# Problem details
Some lines of these records may hold the word "React"; state how many, using only the number.

____ Data excerpts

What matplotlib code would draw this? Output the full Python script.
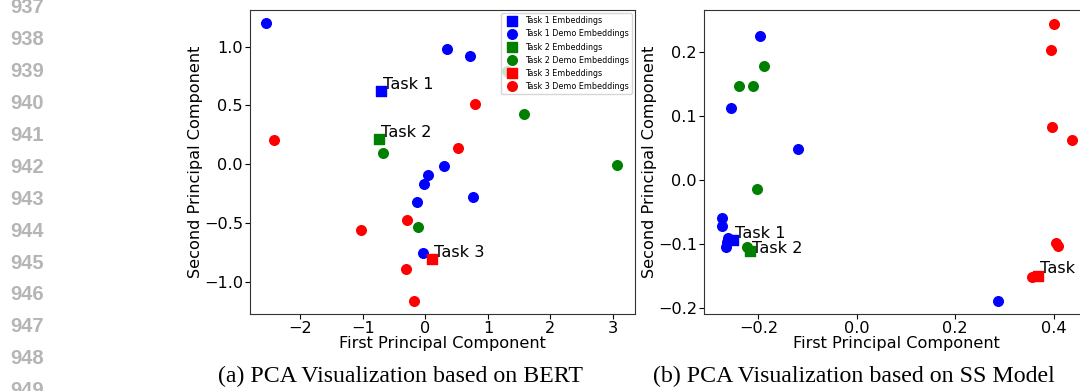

________
____ Data excerpts

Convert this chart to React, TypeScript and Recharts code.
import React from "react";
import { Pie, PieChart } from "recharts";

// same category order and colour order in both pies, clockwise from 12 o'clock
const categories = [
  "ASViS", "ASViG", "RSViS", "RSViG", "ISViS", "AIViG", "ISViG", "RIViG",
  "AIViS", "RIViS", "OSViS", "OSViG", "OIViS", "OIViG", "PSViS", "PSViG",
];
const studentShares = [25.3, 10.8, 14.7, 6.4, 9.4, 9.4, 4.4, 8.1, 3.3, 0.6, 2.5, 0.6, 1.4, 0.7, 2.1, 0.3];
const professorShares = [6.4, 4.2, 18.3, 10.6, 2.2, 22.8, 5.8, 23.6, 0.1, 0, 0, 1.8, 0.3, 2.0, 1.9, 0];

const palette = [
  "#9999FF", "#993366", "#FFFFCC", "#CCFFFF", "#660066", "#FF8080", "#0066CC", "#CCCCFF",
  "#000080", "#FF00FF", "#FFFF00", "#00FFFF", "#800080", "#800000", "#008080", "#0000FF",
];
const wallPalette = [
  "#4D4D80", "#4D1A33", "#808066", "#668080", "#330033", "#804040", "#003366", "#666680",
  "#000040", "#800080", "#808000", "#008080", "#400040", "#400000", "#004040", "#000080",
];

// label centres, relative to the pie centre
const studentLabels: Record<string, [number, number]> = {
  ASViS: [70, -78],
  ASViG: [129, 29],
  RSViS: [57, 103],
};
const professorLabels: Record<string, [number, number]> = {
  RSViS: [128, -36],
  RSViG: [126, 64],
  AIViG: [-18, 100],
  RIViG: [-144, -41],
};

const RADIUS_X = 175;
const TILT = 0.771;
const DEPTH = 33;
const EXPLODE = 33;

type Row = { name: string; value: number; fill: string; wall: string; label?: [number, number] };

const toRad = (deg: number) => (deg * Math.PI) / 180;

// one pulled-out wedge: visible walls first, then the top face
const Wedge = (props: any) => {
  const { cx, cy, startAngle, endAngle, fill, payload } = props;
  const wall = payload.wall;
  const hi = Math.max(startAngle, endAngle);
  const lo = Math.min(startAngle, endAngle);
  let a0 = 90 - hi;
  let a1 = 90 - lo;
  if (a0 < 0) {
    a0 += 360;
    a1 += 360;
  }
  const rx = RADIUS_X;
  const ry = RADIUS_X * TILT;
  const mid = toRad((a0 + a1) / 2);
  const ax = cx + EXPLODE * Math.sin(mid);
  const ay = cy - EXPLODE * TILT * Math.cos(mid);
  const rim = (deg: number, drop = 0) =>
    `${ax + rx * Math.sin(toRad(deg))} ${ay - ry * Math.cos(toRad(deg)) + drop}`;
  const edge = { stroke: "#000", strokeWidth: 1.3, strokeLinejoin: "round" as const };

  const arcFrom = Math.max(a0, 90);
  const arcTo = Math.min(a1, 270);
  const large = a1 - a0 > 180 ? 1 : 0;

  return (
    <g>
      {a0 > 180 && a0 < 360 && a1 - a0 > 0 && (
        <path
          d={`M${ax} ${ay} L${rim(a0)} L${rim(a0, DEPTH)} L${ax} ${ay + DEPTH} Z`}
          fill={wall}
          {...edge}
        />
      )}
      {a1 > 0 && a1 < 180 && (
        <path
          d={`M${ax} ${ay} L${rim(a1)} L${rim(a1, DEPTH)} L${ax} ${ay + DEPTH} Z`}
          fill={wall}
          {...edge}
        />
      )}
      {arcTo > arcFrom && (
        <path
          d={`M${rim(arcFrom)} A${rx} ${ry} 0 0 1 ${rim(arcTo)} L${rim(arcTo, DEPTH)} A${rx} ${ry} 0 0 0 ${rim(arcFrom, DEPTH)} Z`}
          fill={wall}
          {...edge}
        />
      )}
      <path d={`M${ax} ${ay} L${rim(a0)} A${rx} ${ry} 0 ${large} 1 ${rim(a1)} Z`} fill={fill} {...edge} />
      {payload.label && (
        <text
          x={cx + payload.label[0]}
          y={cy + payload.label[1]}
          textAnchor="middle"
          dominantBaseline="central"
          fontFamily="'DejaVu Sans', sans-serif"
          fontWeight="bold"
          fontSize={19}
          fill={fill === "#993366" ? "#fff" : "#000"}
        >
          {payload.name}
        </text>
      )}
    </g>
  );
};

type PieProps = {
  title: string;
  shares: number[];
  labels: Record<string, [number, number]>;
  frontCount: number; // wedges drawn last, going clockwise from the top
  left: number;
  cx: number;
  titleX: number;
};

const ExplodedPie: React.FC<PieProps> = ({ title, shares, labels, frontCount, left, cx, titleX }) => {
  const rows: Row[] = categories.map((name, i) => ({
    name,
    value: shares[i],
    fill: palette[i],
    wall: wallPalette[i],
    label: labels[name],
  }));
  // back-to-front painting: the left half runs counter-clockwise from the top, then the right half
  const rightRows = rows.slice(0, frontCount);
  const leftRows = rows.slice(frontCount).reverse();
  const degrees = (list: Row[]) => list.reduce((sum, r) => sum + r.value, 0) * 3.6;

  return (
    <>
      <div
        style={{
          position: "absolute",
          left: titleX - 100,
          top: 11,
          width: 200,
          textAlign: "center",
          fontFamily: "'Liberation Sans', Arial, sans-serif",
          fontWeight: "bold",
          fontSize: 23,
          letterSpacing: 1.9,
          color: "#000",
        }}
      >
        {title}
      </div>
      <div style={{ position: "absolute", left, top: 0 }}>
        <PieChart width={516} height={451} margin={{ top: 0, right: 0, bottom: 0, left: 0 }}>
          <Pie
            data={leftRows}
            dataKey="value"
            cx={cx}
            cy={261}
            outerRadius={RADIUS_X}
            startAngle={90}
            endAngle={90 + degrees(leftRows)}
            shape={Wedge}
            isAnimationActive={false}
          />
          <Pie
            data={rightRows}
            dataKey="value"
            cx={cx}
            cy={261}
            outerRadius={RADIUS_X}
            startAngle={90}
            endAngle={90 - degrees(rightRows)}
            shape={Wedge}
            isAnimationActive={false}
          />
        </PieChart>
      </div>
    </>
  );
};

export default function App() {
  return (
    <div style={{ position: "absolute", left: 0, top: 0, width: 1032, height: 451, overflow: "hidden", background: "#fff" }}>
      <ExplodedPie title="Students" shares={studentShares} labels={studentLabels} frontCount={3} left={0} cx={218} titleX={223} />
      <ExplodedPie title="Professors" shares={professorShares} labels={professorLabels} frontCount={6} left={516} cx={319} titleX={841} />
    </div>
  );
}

________
____ Data excerpts

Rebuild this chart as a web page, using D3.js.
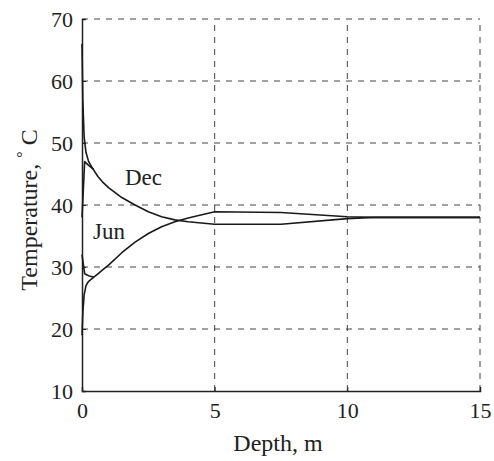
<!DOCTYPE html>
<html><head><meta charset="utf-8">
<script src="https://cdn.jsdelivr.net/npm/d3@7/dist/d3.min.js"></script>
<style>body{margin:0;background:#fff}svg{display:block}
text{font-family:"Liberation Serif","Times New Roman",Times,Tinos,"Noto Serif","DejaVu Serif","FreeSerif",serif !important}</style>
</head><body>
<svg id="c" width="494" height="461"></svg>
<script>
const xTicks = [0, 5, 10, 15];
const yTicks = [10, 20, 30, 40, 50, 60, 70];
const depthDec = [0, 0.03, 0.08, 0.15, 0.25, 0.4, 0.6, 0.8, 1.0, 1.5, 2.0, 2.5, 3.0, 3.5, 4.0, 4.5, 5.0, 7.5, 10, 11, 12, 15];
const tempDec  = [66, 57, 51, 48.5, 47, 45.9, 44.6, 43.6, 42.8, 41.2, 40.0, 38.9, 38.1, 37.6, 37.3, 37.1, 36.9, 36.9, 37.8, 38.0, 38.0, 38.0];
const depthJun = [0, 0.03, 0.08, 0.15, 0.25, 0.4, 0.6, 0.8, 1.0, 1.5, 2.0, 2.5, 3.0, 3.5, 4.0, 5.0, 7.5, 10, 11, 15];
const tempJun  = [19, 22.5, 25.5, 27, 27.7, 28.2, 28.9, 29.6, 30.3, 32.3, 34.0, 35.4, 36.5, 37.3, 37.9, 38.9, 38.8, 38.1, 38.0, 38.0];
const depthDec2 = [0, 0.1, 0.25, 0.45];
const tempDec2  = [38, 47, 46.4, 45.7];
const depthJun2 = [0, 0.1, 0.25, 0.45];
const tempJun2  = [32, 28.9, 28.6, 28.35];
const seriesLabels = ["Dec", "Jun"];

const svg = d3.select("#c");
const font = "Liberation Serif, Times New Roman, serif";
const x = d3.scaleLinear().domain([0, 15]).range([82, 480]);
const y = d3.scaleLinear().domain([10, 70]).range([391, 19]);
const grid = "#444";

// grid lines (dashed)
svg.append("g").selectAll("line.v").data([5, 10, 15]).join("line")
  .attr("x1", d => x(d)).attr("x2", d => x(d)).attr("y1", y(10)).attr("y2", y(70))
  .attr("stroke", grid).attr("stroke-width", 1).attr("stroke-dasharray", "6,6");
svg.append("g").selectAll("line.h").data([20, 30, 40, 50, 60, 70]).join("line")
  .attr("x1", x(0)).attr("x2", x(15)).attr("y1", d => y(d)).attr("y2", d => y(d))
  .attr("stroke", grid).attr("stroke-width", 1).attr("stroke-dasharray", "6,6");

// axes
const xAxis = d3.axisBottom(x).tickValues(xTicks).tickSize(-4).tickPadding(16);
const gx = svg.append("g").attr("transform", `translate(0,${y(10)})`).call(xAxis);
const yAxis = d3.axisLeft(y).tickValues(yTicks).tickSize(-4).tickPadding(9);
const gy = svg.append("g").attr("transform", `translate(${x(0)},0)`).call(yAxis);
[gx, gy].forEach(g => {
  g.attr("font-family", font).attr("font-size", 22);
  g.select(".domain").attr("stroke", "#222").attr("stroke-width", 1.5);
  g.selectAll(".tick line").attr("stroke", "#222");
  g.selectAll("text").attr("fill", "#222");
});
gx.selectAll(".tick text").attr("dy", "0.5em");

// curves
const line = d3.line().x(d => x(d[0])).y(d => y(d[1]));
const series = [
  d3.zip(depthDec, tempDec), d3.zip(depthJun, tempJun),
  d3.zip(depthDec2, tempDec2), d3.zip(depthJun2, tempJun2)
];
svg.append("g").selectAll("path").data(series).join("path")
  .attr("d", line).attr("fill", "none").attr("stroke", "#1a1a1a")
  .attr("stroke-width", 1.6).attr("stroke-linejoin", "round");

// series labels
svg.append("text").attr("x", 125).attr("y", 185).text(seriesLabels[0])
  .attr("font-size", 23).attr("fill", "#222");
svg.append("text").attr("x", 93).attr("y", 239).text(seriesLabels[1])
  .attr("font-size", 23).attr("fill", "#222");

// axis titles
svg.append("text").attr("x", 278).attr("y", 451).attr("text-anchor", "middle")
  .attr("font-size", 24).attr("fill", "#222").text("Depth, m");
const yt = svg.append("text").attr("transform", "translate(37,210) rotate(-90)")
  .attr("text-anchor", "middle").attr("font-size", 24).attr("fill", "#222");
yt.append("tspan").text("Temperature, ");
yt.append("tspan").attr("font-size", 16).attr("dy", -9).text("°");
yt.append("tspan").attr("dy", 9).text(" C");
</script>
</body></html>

________

# Task response
3